Output the data word for word, dropping every image.

━━━

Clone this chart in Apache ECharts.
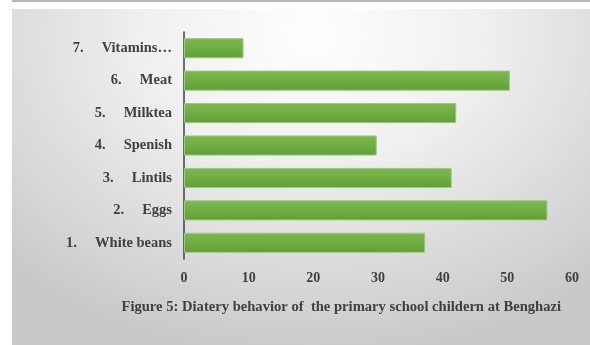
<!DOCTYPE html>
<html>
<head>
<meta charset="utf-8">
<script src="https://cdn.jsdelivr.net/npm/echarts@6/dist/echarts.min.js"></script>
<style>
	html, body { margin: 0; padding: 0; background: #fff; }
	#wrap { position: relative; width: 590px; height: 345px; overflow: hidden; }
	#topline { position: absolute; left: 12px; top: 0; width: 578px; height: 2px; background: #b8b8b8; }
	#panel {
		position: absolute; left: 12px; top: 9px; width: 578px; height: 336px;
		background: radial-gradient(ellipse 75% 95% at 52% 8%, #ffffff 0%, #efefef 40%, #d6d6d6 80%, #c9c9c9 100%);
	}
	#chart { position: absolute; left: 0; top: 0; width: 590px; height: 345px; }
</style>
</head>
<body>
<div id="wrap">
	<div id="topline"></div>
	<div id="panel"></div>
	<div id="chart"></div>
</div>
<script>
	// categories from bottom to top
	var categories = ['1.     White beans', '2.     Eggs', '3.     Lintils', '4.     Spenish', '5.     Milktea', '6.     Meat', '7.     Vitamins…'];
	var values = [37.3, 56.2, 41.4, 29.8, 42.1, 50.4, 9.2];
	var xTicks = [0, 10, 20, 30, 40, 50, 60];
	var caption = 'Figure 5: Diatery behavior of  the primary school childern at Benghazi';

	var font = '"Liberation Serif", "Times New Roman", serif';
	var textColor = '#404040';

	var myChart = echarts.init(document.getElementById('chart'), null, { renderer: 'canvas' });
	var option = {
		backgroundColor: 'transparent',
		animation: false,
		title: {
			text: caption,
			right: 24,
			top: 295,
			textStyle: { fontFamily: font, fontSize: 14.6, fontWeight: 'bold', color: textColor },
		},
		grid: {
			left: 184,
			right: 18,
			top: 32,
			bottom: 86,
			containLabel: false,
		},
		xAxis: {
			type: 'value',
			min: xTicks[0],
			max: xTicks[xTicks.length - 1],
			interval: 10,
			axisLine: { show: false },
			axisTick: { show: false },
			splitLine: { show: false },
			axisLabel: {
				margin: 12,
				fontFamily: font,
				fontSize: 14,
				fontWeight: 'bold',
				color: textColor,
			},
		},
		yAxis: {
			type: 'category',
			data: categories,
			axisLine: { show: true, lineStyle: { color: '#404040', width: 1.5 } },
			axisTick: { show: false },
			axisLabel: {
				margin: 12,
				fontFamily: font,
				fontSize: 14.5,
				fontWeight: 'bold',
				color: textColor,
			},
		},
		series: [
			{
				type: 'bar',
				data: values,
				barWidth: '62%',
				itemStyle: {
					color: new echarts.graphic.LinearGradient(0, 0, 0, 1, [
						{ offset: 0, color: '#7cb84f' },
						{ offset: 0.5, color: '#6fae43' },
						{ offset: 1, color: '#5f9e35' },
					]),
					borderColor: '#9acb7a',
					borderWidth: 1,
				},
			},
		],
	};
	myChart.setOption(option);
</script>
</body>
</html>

━━━

▸ **Problem solution**
Clone this chart in Apache ECharts.
<!DOCTYPE html>
<html>
<head>
<meta charset="utf-8">
<script src="https://cdn.jsdelivr.net/npm/echarts@6/dist/echarts.min.js"></script>
<style>
	html, body { margin: 0; padding: 0; background: #fff; }
	#wrap { position: relative; width: 590px; height: 345px; overflow: hidden; }
	#topline { position: absolute; left: 12px; top: 0; width: 578px; height: 2px; background: #b8b8b8; }
	#panel {
		position: absolute; left: 12px; top: 9px; width: 578px; height: 336px;
		background: radial-gradient(ellipse 75% 95% at 52% 8%, #ffffff 0%, #efefef 40%, #d6d6d6 80%, #c9c9c9 100%);
	}
	#chart { position: absolute; left: 0; top: 0; width: 590px; height: 345px; }
</style>
</head>
<body>
<div id="wrap">
	<div id="topline"></div>
	<div id="panel"></div>
	<div id="chart"></div>
</div>
<script>
	// categories from bottom to top
	var categories = ['1.     White beans', '2.     Eggs', '3.     Lintils', '4.     Spenish', '5.     Milktea', '6.     Meat', '7.     Vitamins…'];
	var values = [37.3, 56.2, 41.4, 29.8, 42.1, 50.4, 9.2];
	var xTicks = [0, 10, 20, 30, 40, 50, 60];
	var caption = 'Figure 5: Diatery behavior of  the primary school childern at Benghazi';

	var font = '"Liberation Serif", "Times New Roman", serif';
	var textColor = '#404040';

	var myChart = echarts.init(document.getElementById('chart'), null, { renderer: 'canvas' });
	var option = {
		backgroundColor: 'transparent',
		animation: false,
		title: {
			text: caption,
			right: 24,
			top: 295,
			textStyle: { fontFamily: font, fontSize: 14.6, fontWeight: 'bold', color: textColor },
		},
		grid: {
			left: 184,
			right: 18,
			top: 32,
			bottom: 86,
			containLabel: false,
		},
		xAxis: {
			type: 'value',
			min: xTicks[0],
			max: xTicks[xTicks.length - 1],
			interval: 10,
			axisLine: { show: false },
			axisTick: { show: false },
			splitLine: { show: false },
			axisLabel: {
				margin: 12,
				fontFamily: font,
				fontSize: 14,
				fontWeight: 'bold',
				color: textColor,
			},
		},
		yAxis: {
			type: 'category',
			data: categories,
			axisLine: { show: true, lineStyle: { color: '#404040', width: 1.5 } },
			axisTick: { show: false },
			axisLabel: {
				margin: 12,
				fontFamily: font,
				fontSize: 14.5,
				fontWeight: 'bold',
				color: textColor,
			},
		},
		series: [
			{
				type: 'bar',
				data: values,
				barWidth: '62%',
				itemStyle: {
					color: new echarts.graphic.LinearGradient(0, 0, 0, 1, [
						{ offset: 0, color: '#7cb84f' },
						{ offset: 0.5, color: '#6fae43' },
						{ offset: 1, color: '#5f9e35' },
					]),
					borderColor: '#9acb7a',
					borderWidth: 1,
				},
			},
		],
	};
	myChart.setOption(option);
</script>
</body>
</html>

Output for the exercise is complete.